We’d headed for Oregon with the idea we’d fall in love with one or the other of the university towns, Eugene or Corvallis, but we hadn’t, so we kept driving. As we rounded a bend in the highway and had our first glimpse of Portland we both gasped, and as soon as we found a motel we called a realtor. We bought the second house she showed us the next day.
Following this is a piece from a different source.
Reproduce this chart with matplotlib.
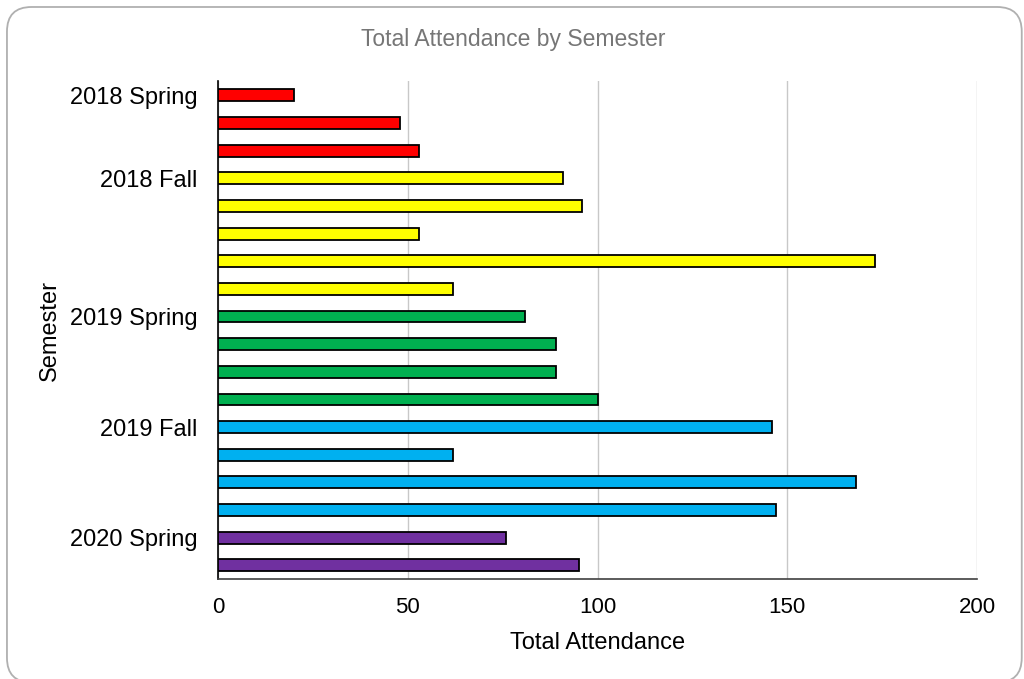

When it comes to cities, there IS such a thing as love at first sight! Portland is a snug small city nestled between river and hills with a vast wilderness park rolling to the north and the white silhouettes of two great mountains standing sentinel. The neighborhoods were built in the 20s and every house is charming, even the dilapidated ones. The politics are liberal. Roses and rhododendrons grow like weeds. There’s great coffee and great beer, and a bookstore that takes up a whole city block. There were swing lessons at the art museum for Valentine’s Day, and shops selling clothes made by local designers, and food from every corner of the world. There were pubs in old grade schools and movie theaters with pizza and sofas, there were bike trails and hiking trails and bridges. There was a market where hundreds of artists made an honest living sitting in the sun, wind, or rain, selling their jewels and their knitting, their glass and mosaics, their bath salts and paintings and mobiles and T-shirts. And best of all, there were cottages to be had for a song, tucked among lilacs and stands of firs, where artists could afford to put down some roots and own a little piece of world.